### Written instruction
For this exercise, output only the lines between the "Write a Python" line and the "ms=11, mew=2.8, label=lab)" line, both of them included, and skip all pictures.

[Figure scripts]
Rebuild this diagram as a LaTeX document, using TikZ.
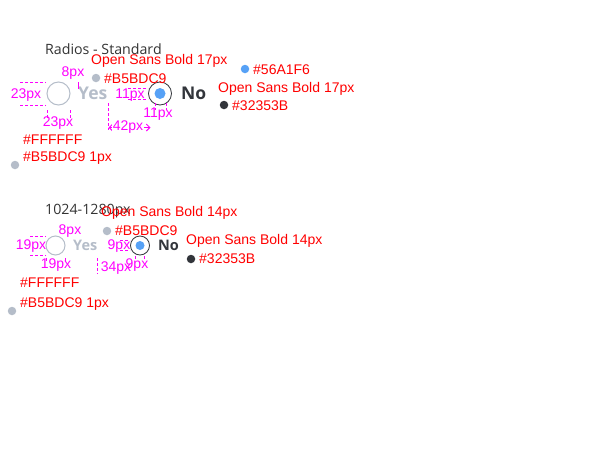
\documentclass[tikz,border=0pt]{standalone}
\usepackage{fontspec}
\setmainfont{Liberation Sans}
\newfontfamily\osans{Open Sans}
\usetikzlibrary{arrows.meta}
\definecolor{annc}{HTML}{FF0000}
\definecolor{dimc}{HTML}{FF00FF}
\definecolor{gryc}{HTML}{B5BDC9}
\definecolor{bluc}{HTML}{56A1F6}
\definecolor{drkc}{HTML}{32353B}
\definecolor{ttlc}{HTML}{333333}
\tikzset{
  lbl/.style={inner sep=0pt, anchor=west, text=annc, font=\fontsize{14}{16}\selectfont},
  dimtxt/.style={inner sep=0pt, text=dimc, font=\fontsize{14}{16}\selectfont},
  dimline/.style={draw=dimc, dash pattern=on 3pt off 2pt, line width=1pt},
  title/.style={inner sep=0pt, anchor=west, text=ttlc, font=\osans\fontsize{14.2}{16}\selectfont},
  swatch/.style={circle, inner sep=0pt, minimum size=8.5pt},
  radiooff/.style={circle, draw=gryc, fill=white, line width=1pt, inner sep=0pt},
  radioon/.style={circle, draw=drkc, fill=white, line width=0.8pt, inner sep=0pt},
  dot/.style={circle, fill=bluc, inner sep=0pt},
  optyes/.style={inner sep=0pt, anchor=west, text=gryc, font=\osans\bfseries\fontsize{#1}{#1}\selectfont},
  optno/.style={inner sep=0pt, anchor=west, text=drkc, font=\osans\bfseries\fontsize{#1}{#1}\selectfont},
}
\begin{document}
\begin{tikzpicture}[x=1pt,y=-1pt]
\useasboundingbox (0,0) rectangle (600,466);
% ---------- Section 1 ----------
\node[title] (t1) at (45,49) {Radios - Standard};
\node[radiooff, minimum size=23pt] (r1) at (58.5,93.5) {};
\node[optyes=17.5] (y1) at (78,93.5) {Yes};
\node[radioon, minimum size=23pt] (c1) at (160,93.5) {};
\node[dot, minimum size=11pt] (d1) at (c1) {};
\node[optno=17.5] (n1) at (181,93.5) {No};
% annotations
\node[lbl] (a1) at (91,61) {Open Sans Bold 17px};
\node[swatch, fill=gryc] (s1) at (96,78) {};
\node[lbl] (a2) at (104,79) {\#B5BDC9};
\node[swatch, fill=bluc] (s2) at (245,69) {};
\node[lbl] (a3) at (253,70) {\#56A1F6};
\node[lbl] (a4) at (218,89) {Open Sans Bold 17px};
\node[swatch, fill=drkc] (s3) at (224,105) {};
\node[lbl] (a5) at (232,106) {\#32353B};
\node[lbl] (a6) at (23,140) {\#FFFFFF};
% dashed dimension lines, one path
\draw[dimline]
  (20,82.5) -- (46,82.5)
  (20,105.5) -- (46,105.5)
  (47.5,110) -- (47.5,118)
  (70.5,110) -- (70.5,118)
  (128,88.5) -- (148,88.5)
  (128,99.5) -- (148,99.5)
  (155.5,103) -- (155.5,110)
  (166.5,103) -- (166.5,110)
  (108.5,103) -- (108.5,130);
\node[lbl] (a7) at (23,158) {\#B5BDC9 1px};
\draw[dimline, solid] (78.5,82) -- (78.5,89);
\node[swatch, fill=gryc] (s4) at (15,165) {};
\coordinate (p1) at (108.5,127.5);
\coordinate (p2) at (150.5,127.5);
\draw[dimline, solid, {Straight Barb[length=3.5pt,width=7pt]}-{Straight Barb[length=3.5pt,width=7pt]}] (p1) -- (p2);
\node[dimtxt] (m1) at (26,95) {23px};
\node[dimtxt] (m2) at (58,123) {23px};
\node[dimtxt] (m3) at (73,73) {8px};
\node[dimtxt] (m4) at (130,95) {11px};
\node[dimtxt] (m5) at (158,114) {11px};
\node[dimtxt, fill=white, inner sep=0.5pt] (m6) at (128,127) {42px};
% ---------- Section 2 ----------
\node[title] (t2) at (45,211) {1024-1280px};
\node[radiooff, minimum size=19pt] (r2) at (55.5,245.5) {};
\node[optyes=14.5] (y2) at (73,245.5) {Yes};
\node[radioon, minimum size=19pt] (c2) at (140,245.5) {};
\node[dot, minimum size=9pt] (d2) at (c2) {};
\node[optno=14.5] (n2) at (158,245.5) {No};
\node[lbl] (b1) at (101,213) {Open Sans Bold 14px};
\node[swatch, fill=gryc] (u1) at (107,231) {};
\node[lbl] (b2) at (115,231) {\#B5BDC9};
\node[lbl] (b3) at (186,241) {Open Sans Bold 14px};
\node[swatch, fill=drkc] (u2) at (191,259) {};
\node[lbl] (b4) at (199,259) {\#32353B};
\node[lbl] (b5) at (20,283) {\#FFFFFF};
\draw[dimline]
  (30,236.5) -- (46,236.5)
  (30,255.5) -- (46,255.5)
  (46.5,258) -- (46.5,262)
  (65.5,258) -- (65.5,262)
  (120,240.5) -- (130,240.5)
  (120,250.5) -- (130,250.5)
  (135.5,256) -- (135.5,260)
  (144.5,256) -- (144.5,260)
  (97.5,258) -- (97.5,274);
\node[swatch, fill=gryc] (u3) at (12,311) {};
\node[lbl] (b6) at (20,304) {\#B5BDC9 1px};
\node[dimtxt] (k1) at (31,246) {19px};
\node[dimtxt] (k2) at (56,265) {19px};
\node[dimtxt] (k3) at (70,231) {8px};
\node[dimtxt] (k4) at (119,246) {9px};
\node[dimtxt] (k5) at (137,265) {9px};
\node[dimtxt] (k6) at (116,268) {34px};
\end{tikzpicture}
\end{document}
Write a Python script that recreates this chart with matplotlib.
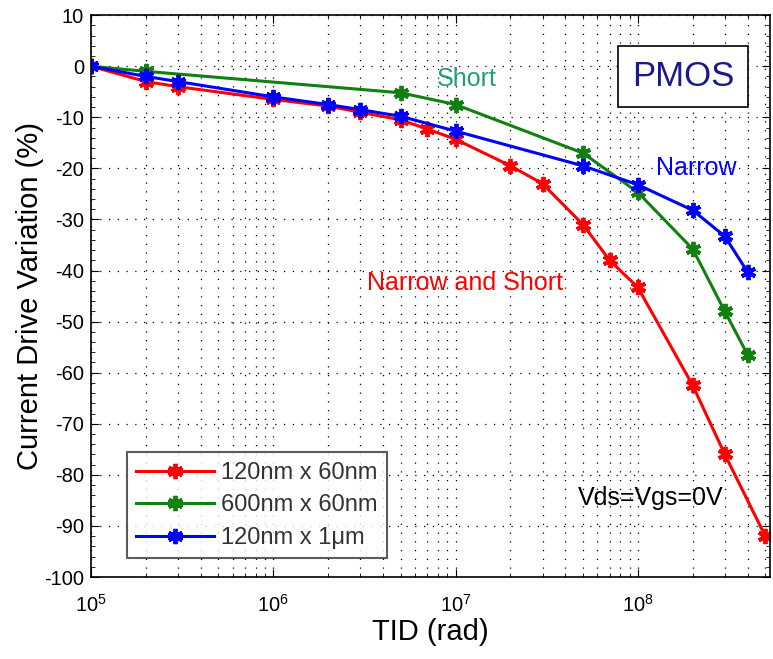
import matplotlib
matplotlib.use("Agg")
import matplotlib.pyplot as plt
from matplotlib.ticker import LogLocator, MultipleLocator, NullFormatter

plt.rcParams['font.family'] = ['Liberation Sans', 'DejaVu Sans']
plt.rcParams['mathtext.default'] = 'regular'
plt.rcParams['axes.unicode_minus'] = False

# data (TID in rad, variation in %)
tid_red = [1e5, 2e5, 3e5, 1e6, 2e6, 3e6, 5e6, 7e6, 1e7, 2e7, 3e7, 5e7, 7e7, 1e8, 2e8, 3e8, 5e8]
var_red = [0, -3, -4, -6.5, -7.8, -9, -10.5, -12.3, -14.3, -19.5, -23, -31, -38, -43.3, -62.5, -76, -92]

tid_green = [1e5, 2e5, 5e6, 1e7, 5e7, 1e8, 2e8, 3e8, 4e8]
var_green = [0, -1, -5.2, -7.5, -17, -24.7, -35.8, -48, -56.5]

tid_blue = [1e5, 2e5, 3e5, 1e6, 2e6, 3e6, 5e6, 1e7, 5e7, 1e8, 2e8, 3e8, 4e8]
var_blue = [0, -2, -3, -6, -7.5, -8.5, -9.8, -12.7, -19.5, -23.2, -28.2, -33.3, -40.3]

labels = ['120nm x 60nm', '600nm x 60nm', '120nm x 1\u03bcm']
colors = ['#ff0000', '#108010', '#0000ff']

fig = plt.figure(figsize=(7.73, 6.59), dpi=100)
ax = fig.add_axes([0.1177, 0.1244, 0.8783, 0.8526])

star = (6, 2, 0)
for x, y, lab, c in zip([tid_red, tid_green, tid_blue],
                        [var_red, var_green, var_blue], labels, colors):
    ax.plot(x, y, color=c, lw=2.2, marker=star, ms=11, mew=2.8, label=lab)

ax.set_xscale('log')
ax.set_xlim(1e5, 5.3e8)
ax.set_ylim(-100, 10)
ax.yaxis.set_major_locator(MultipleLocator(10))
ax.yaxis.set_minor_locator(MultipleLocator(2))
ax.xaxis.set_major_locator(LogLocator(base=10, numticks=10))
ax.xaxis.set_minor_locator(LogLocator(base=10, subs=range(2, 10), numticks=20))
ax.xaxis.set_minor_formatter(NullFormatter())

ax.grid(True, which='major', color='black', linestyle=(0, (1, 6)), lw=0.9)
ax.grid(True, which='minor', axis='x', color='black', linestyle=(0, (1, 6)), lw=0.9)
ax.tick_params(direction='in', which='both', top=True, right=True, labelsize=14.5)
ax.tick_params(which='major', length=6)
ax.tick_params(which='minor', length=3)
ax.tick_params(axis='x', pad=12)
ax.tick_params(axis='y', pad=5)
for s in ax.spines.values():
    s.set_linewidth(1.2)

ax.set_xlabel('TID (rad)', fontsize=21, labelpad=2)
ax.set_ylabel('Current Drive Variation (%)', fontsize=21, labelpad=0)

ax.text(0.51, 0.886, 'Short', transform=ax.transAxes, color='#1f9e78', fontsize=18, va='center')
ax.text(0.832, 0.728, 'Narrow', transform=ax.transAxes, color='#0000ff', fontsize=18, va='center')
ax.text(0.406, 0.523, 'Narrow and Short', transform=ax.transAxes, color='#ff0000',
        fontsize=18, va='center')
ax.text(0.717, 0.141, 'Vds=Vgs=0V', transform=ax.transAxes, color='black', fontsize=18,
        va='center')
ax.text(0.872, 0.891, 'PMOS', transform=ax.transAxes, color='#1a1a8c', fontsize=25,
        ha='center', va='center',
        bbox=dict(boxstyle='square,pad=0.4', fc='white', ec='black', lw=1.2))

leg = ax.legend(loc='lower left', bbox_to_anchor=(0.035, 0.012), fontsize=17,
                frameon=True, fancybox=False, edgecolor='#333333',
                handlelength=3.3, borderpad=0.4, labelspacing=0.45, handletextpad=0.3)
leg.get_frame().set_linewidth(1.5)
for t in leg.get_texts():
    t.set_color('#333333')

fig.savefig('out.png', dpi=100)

### Task result
Write a Python script that recreates this chart with matplotlib.
import matplotlib
matplotlib.use("Agg")
import matplotlib.pyplot as plt
from matplotlib.ticker import LogLocator, MultipleLocator, NullFormatter

plt.rcParams['font.family'] = ['Liberation Sans', 'DejaVu Sans']
plt.rcParams['mathtext.default'] = 'regular'
plt.rcParams['axes.unicode_minus'] = False

# data (TID in rad, variation in %)
tid_red = [1e5, 2e5, 3e5, 1e6, 2e6, 3e6, 5e6, 7e6, 1e7, 2e7, 3e7, 5e7, 7e7, 1e8, 2e8, 3e8, 5e8]
var_red = [0, -3, -4, -6.5, -7.8, -9, -10.5, -12.3, -14.3, -19.5, -23, -31, -38, -43.3, -62.5, -76, -92]

tid_green = [1e5, 2e5, 5e6, 1e7, 5e7, 1e8, 2e8, 3e8, 4e8]
var_green = [0, -1, -5.2, -7.5, -17, -24.7, -35.8, -48, -56.5]

tid_blue = [1e5, 2e5, 3e5, 1e6, 2e6, 3e6, 5e6, 1e7, 5e7, 1e8, 2e8, 3e8, 4e8]
var_blue = [0, -2, -3, -6, -7.5, -8.5, -9.8, -12.7, -19.5, -23.2, -28.2, -33.3, -40.3]

labels = ['120nm x 60nm', '600nm x 60nm', '120nm x 1\u03bcm']
colors = ['#ff0000', '#108010', '#0000ff']

fig = plt.figure(figsize=(7.73, 6.59), dpi=100)
ax = fig.add_axes([0.1177, 0.1244, 0.8783, 0.8526])

star = (6, 2, 0)
for x, y, lab, c in zip([tid_red, tid_green, tid_blue],
                        [var_red, var_green, var_blue], labels, colors):
    ax.plot(x, y, color=c, lw=2.2, marker=star, ms=11, mew=2.8, label=lab)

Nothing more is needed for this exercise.